* [SHORT PROBLEM]: For every line in the records that has the word "with", make a copy.

**** DATASET CONTENT

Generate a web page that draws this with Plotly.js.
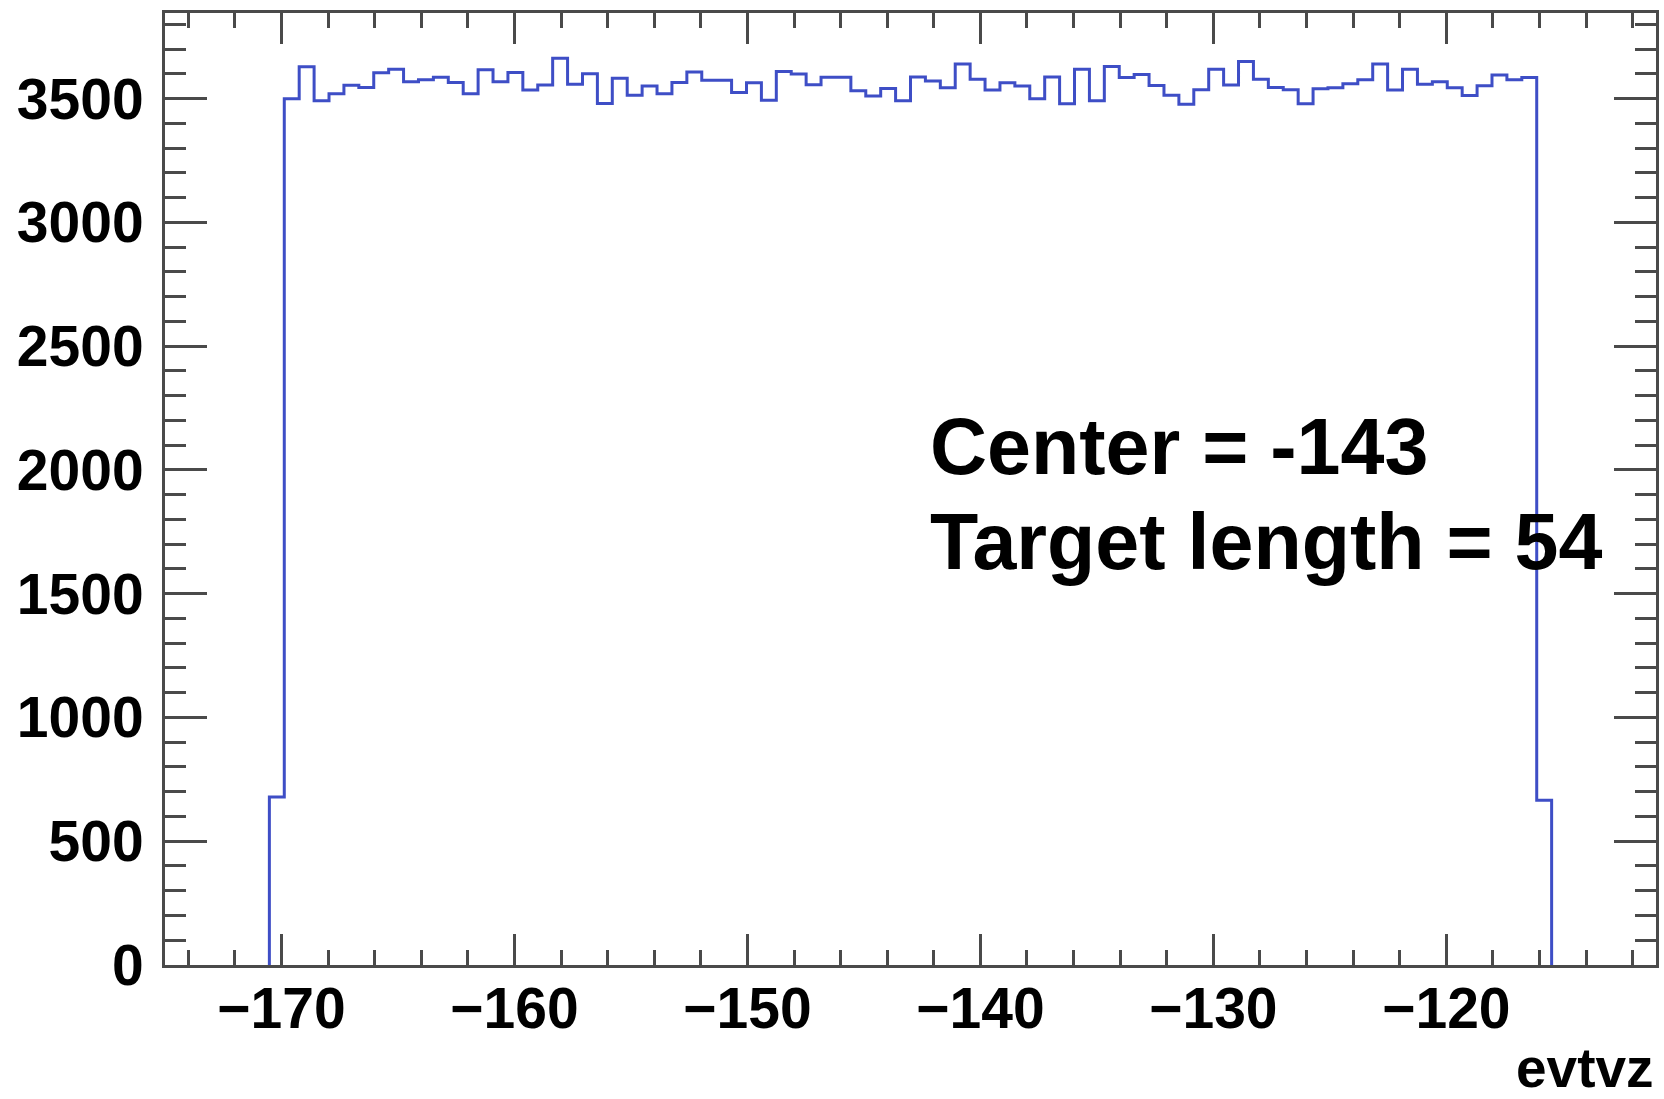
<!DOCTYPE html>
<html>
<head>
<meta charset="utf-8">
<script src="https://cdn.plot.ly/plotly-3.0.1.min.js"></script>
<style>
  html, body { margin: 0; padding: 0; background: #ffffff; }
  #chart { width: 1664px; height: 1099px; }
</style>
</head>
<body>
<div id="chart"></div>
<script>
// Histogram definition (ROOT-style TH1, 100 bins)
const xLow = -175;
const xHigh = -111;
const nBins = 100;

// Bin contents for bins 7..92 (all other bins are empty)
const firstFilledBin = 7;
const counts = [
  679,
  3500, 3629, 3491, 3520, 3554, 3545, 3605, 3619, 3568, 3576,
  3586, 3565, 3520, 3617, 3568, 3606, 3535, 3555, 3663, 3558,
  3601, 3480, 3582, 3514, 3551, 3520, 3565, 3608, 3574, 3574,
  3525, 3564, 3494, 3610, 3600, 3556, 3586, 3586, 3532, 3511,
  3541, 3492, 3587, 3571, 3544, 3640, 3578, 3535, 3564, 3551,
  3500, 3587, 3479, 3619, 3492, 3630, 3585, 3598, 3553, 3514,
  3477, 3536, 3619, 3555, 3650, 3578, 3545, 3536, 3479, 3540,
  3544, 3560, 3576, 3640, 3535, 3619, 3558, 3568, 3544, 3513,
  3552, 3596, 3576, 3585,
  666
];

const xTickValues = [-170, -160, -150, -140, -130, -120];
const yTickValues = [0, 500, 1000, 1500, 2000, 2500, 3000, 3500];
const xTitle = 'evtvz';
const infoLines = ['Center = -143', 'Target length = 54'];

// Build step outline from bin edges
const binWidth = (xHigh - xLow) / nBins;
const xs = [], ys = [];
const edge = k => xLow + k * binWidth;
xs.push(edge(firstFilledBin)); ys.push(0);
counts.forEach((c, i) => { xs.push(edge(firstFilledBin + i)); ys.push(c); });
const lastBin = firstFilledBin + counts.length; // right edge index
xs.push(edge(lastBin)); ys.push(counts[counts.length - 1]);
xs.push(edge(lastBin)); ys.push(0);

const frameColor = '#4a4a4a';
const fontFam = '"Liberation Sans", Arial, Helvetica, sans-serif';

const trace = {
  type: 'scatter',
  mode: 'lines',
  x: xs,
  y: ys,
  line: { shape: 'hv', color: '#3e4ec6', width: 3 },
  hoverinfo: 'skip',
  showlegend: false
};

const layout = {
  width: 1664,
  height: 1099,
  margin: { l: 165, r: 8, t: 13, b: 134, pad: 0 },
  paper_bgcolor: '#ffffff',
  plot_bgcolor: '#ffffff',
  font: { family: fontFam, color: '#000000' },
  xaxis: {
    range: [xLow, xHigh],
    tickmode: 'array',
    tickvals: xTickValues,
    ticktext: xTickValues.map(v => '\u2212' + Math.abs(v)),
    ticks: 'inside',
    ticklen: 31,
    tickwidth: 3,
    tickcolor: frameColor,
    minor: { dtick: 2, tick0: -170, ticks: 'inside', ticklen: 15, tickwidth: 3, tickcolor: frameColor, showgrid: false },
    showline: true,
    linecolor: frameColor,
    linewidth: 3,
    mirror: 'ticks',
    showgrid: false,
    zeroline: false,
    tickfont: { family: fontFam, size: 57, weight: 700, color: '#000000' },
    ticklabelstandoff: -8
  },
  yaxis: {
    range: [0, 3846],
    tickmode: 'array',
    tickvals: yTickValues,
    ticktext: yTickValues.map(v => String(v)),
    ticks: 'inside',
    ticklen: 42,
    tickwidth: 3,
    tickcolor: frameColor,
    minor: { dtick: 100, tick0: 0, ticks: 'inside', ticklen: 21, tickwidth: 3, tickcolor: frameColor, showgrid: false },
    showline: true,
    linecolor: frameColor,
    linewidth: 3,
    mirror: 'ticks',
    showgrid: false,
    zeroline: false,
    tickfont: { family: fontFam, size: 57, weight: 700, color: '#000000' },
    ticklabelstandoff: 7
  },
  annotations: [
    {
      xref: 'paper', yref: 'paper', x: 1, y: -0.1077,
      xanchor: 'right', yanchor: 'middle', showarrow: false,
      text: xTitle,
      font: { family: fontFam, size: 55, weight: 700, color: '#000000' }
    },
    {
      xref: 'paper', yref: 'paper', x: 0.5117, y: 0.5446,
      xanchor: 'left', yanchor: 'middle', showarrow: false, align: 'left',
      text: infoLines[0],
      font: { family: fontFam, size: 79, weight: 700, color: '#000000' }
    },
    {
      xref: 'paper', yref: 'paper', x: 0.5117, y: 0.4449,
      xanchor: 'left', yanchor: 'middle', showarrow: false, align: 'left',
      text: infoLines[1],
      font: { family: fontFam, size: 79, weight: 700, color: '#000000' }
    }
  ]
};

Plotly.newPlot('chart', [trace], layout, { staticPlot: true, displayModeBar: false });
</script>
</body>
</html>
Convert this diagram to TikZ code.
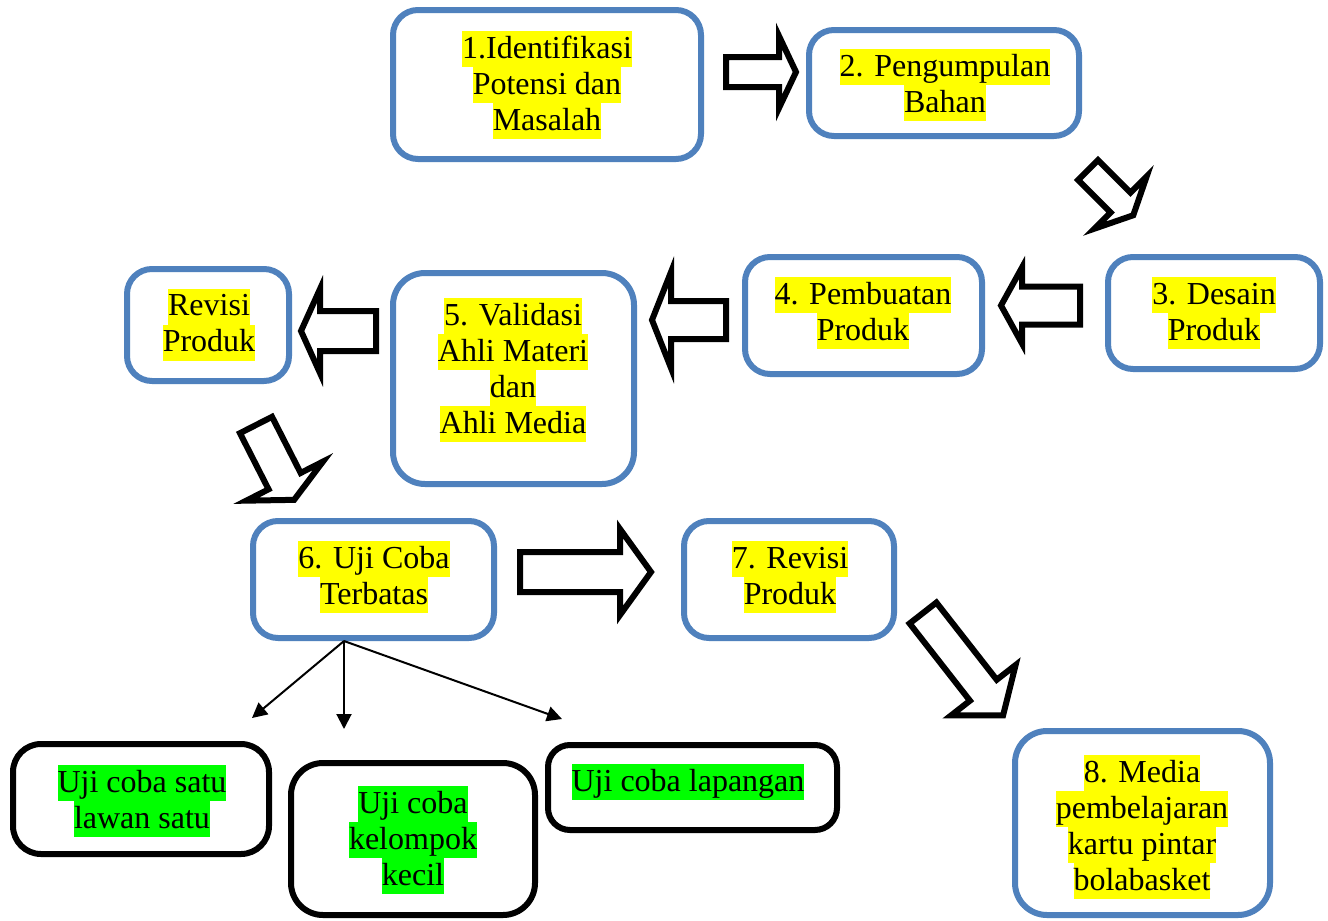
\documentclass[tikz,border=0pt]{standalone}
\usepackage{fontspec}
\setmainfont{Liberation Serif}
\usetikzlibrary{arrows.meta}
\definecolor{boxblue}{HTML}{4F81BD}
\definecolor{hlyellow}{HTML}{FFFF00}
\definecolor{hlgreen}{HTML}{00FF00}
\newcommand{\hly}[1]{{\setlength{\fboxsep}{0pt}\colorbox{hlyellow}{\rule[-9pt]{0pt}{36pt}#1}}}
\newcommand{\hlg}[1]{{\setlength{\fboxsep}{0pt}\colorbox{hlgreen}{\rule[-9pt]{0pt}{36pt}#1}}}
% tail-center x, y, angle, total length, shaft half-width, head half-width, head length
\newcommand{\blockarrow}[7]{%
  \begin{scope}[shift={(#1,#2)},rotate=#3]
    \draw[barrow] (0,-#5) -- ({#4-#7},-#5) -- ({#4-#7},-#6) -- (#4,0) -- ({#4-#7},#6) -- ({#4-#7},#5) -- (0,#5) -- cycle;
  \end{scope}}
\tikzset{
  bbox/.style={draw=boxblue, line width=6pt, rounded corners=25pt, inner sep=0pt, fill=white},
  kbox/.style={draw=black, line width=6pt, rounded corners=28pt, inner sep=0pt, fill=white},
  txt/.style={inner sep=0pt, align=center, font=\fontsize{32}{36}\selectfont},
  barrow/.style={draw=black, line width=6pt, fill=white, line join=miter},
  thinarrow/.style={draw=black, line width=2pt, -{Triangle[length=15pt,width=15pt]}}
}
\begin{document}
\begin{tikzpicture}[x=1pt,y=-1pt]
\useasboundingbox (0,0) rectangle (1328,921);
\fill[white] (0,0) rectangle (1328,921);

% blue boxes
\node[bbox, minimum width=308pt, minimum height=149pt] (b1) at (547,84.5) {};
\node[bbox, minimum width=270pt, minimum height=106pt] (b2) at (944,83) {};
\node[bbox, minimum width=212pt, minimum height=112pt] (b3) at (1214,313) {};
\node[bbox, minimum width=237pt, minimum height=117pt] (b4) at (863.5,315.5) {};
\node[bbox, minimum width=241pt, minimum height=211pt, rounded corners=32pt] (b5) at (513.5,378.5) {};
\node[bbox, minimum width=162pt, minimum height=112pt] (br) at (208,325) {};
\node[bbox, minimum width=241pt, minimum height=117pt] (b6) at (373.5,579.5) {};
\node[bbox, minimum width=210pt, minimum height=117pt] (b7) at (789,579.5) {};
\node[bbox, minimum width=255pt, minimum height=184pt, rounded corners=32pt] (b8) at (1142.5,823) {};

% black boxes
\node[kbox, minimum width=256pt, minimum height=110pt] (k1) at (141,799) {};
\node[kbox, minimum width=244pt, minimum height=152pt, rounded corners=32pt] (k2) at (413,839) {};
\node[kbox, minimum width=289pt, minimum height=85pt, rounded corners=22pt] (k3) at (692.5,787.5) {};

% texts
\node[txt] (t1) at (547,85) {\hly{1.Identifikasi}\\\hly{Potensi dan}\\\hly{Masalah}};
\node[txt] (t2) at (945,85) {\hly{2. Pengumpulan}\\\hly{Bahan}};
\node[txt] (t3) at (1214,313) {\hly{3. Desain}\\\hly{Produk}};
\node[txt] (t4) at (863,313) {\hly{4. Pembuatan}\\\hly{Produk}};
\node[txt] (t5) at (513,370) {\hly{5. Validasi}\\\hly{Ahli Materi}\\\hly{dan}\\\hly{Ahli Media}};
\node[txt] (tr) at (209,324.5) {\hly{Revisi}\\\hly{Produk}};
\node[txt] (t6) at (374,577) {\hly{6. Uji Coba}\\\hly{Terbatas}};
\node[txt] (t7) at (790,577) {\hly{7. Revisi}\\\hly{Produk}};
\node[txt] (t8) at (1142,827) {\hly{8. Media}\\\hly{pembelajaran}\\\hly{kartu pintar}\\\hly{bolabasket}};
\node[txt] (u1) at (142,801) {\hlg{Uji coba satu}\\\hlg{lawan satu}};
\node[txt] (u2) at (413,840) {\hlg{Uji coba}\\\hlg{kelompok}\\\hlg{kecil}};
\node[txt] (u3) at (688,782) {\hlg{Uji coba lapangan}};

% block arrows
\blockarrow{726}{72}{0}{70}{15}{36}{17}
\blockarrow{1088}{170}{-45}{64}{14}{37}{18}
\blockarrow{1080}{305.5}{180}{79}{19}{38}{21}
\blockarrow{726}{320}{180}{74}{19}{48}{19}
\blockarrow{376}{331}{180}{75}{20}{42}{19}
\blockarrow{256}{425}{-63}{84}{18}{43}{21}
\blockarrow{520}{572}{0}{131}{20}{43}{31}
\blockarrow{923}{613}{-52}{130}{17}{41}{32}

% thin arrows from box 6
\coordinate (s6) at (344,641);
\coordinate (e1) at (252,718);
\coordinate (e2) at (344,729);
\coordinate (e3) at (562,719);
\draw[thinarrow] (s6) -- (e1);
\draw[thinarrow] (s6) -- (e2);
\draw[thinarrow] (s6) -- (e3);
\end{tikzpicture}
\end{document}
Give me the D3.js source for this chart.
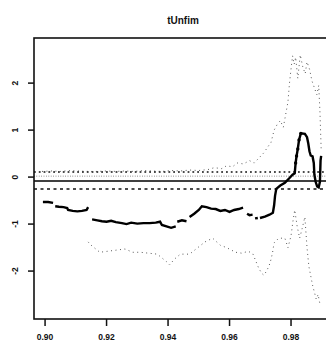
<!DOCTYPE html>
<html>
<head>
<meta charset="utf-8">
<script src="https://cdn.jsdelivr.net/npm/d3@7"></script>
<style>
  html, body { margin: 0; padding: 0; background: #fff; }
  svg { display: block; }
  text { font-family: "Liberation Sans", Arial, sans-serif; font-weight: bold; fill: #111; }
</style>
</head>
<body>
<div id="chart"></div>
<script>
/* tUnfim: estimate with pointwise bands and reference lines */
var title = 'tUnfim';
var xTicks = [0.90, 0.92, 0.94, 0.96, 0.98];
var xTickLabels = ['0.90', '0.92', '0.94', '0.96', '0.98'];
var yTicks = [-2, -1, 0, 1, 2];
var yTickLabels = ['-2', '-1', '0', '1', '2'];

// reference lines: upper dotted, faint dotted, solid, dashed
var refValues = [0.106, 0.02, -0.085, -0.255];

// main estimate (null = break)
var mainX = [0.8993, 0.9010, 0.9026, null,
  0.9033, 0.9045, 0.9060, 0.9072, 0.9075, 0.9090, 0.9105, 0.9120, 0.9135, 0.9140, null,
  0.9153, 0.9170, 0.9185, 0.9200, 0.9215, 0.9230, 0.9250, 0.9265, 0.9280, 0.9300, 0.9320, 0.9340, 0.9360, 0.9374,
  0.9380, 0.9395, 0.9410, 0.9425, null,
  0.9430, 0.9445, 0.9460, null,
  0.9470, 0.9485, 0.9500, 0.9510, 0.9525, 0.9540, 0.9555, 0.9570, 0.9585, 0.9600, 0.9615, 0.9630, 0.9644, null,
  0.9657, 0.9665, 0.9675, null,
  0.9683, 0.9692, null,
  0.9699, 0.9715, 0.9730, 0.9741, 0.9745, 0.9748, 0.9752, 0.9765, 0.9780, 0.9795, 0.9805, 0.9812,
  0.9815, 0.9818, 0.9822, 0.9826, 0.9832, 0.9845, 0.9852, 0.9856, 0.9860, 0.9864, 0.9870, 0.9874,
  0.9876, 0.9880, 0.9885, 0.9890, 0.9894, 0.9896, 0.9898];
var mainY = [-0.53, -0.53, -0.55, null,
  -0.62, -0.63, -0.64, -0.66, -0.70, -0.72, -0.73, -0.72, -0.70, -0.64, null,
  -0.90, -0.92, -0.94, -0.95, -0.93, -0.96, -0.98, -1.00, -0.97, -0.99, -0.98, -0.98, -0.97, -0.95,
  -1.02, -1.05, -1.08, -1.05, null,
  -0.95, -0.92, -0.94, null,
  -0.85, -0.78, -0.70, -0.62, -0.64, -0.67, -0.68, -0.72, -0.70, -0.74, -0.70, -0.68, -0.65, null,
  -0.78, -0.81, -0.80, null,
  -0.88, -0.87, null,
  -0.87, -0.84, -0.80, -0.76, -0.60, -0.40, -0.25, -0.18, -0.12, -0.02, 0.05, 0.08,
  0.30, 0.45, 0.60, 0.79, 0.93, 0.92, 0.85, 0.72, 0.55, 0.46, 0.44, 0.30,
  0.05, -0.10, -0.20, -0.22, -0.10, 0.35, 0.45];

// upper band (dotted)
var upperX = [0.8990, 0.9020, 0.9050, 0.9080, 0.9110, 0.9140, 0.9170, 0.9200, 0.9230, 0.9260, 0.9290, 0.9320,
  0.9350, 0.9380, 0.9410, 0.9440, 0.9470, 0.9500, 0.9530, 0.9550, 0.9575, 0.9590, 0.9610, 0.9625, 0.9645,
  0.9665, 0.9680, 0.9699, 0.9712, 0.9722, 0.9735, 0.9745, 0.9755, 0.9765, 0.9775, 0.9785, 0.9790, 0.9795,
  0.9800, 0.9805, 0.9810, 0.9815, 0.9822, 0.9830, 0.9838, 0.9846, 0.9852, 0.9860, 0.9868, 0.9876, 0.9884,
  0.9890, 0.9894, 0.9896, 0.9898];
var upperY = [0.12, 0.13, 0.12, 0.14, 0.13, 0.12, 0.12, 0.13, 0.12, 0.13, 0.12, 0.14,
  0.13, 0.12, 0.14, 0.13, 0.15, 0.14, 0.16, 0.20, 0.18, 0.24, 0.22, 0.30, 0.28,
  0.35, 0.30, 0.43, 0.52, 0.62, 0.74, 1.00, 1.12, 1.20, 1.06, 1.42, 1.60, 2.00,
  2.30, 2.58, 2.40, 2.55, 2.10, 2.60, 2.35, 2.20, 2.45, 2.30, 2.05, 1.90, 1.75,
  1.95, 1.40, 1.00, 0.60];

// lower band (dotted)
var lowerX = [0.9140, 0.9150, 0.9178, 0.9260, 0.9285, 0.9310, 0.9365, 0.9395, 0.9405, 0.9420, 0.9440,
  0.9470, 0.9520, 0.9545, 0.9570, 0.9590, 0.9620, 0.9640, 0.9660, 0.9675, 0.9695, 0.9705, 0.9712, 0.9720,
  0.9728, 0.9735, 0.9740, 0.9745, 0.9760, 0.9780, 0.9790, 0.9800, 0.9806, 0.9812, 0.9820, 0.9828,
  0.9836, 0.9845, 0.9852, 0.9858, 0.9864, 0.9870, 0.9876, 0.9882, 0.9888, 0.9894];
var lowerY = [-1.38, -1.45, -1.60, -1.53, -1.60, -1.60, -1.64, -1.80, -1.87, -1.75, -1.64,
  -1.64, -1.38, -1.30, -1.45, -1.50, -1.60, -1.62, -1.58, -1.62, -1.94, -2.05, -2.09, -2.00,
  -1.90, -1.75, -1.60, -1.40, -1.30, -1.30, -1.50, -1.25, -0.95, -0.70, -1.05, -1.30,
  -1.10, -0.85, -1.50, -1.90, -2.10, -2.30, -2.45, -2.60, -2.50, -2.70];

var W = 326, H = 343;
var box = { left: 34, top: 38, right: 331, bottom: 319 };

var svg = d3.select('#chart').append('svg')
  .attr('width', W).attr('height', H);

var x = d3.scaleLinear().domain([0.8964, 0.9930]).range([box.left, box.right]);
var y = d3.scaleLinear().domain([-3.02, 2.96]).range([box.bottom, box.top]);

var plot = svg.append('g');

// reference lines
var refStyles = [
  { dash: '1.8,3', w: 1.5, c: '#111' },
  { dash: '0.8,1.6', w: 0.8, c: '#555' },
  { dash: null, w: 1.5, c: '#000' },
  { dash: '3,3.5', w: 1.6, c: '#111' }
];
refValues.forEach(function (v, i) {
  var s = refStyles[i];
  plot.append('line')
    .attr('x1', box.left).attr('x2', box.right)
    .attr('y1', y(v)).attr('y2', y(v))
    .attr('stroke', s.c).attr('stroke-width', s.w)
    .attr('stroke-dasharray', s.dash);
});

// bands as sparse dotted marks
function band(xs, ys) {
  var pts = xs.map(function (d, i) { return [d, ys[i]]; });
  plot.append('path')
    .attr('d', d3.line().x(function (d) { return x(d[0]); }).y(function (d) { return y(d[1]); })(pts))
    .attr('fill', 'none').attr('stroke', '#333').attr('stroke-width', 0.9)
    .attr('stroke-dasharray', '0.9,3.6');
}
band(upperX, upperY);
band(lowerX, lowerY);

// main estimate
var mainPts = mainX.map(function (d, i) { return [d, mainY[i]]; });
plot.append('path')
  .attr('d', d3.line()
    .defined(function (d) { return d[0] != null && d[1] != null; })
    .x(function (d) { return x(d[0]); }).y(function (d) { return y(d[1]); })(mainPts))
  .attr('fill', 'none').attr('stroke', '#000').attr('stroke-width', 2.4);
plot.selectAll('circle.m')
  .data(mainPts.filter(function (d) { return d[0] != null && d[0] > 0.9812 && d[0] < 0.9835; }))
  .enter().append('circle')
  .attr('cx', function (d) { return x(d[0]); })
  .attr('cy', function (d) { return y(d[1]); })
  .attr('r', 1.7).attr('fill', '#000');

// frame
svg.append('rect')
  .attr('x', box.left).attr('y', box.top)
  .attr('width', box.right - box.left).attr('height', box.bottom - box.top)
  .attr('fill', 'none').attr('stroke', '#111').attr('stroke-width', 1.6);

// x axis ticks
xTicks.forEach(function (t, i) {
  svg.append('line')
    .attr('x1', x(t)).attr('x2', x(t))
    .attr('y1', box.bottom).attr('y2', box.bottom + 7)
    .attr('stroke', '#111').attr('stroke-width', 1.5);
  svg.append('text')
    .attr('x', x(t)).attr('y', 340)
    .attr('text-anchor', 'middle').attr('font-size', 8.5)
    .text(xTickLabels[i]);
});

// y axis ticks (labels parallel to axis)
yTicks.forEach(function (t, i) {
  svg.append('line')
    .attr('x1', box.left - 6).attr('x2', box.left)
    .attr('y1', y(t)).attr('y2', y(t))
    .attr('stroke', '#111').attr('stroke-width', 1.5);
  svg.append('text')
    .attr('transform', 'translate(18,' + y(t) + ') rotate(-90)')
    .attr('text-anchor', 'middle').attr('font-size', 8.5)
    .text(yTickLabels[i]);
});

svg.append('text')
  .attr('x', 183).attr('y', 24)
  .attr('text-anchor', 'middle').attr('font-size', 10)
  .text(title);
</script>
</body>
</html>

********

* [SOLUTION TO THE EXERCISE]:
Generate a web page that draws this with Plotly.js.
/* tUnfim: estimate with pointwise bands and reference lines */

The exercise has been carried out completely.